The Law also provides for a transition period (up to 24 months from the date of the Law entry into force) during which the necessary technical, organizational, economic and regulatory preconditions for the establishment and smooth functioning of the Ukrainian electricity market shall be created.

System of special obligations

The Law introduces a system of special obligations to ensure the public interest protection in the functioning of the electricity market.

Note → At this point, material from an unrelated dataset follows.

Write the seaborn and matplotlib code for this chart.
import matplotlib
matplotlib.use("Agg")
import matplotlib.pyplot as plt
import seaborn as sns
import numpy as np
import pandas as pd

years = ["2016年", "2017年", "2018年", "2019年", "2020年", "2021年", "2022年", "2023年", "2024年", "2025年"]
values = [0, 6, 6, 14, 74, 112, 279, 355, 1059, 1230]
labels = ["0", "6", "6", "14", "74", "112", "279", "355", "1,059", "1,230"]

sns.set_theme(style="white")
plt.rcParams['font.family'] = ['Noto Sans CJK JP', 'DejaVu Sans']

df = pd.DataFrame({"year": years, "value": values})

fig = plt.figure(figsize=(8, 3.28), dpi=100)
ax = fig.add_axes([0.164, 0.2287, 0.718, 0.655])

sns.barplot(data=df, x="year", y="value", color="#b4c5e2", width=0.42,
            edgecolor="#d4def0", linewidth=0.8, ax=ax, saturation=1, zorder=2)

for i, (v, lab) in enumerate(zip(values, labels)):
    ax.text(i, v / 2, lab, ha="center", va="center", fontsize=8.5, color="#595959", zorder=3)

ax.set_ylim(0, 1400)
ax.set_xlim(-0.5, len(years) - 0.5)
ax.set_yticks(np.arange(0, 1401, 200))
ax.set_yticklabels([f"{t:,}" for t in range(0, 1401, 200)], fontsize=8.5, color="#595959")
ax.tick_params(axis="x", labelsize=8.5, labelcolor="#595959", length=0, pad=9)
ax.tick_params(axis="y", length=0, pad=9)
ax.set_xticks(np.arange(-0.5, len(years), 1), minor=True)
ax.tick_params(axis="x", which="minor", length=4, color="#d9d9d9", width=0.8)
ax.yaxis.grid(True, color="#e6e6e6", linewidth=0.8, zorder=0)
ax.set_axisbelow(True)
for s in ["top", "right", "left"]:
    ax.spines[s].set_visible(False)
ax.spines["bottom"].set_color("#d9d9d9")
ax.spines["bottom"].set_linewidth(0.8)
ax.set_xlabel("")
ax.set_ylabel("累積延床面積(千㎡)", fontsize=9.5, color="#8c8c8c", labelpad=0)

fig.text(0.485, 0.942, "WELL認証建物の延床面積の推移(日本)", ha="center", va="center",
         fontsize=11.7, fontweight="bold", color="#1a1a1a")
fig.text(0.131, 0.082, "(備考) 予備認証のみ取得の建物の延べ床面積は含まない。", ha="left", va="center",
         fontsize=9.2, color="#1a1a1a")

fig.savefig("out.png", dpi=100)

Special obligations include, inter alia:

  • purchase of electricity at the feed-in tariff;
  • provision of universal services – supply of electricity to residential and small non-residential consumers which ensures their rights to be supplied with electricity of certain quality;
  • serving as “last hope” supplier – assigned electricity supplier who, in certain circumstances, may not refuse to enter into a contract for electricity supply for a limited period of time with a consumer;
  • payment of compensatory payments;
  • provision of ancillary services at the price set by the National Commission for State Regulation of Energy and Public Utilities (Regulatory Body).

Special obligations to be imposed by the Cabinet of Ministers of Ukraine or the Regulatory Body on the market participants shall be clearly defined, transparent, non-discriminatory and temporary.

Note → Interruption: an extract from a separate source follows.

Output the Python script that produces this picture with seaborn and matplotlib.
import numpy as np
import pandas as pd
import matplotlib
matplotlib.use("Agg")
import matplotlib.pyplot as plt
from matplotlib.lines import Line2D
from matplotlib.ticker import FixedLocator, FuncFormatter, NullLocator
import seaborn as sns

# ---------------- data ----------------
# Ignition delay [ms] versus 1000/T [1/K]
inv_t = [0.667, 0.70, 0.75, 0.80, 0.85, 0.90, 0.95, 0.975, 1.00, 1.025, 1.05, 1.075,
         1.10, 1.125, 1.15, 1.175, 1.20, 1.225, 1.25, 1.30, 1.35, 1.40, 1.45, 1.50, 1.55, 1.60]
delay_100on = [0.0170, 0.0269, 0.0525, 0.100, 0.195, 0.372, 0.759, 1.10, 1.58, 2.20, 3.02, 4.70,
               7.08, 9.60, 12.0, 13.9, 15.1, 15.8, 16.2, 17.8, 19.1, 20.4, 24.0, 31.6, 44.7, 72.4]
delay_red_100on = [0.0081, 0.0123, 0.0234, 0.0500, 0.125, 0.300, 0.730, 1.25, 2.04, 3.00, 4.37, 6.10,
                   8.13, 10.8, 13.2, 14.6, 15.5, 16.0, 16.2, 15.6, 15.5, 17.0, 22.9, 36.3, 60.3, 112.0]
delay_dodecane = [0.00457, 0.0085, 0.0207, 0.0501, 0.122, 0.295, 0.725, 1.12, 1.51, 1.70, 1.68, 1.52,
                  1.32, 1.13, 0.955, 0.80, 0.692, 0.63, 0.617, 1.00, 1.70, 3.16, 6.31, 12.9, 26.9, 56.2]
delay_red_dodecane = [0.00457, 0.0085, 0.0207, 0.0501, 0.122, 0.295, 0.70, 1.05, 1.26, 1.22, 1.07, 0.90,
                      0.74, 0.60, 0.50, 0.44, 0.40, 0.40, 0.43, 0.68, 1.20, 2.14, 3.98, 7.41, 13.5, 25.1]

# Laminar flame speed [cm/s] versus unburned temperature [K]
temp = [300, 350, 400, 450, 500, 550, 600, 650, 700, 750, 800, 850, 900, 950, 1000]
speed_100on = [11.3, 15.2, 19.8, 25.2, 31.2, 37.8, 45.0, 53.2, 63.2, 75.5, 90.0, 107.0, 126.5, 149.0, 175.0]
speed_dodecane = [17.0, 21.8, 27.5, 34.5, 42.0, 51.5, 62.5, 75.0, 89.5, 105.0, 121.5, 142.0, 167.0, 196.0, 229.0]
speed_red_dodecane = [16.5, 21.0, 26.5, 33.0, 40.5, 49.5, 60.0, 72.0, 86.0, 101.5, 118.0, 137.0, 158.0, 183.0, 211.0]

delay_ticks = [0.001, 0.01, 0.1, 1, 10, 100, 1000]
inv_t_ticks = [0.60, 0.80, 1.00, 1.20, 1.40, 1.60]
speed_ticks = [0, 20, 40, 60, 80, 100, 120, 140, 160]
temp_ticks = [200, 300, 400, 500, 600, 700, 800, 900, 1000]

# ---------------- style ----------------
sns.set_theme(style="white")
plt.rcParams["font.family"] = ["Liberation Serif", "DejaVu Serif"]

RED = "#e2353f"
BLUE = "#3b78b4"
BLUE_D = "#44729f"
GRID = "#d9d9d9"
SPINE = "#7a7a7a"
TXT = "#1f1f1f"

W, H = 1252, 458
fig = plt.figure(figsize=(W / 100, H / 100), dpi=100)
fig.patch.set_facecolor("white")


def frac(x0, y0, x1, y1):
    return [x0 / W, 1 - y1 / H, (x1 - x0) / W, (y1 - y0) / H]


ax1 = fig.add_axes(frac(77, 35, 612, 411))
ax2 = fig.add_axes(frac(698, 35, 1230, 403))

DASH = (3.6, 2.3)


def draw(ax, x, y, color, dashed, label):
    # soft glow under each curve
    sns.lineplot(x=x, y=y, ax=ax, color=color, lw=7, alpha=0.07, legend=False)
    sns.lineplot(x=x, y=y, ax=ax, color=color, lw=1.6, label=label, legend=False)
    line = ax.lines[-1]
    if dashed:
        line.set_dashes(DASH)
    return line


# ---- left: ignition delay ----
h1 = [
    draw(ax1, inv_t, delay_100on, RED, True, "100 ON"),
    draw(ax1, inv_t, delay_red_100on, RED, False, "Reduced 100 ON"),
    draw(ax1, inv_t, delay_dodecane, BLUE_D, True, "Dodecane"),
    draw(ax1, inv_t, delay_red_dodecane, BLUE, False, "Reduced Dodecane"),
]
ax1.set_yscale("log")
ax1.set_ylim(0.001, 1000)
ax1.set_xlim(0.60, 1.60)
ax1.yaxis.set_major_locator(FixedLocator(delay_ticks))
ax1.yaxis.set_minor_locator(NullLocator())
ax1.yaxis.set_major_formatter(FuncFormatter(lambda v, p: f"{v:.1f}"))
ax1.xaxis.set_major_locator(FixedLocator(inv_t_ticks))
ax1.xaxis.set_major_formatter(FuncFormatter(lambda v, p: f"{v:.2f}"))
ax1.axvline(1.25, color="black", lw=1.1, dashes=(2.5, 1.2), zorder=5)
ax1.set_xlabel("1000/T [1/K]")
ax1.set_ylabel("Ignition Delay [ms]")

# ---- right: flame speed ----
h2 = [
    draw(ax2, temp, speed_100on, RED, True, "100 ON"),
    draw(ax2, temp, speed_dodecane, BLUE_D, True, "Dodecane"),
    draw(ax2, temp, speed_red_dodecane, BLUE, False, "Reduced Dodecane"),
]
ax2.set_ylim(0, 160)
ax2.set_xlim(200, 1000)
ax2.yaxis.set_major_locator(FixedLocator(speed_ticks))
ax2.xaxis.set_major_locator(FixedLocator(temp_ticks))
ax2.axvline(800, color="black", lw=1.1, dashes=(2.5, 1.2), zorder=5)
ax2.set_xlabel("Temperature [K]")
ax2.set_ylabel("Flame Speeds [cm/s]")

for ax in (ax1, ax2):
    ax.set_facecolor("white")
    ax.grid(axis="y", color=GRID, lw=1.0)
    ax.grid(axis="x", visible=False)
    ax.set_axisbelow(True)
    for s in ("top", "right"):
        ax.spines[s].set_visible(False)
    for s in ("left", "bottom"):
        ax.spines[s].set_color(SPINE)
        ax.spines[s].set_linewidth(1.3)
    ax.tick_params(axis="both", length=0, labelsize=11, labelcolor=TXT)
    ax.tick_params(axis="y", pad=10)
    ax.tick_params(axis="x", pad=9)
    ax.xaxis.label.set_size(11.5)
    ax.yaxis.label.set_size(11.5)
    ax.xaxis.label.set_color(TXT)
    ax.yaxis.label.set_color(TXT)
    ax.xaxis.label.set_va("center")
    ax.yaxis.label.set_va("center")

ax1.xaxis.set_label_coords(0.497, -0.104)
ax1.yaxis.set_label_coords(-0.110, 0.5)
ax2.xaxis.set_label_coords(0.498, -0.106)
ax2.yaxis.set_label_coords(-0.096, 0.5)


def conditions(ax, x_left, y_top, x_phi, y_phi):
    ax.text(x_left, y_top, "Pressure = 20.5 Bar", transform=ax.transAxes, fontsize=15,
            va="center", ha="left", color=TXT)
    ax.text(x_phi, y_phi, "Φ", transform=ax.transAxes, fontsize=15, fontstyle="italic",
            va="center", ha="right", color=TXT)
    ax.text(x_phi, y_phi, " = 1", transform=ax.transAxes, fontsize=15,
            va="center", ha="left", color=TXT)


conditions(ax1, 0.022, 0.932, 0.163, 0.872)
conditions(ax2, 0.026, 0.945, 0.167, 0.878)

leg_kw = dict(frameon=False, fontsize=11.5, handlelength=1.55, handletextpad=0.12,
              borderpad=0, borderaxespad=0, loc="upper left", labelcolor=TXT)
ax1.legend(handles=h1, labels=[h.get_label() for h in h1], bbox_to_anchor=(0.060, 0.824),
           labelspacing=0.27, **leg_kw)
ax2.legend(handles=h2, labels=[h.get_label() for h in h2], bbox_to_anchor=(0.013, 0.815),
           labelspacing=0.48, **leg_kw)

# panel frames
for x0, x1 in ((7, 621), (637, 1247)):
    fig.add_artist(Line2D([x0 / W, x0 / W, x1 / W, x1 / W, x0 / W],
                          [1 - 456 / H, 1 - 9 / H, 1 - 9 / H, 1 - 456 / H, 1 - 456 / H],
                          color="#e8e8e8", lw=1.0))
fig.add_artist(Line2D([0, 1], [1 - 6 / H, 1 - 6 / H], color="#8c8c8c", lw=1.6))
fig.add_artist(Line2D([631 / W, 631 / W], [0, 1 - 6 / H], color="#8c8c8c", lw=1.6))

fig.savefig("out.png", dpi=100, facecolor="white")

Support of reconstruction of several combined heat and power (CHP) plants

The final provisions provide that the Cabinet of Ministers of Ukraine shall pass a resolution on the temporary support of reconstruction of several combined heat and power (CHP) plants. However, the decision on the support for each individual CHP plant shall be made subject to the following conditions:

  • the cost of electricity generated by the CHP plant without reconstruction and/or modernization must be higher than the market price;
  • absence of alternative sources of thermal energy in the heat supply area of the CHP plant;
  • availability of feasibility study based on the results of the CHP plant technical condition audit regarding the feasibility of the CHP plant reconstruction and/or modernization in comparison with the construction of new alternative thermal energy sources;
  • availability of feasibility study regarding the reconstruction feasibility in comparison with the construction of new alternative thermal energy sources.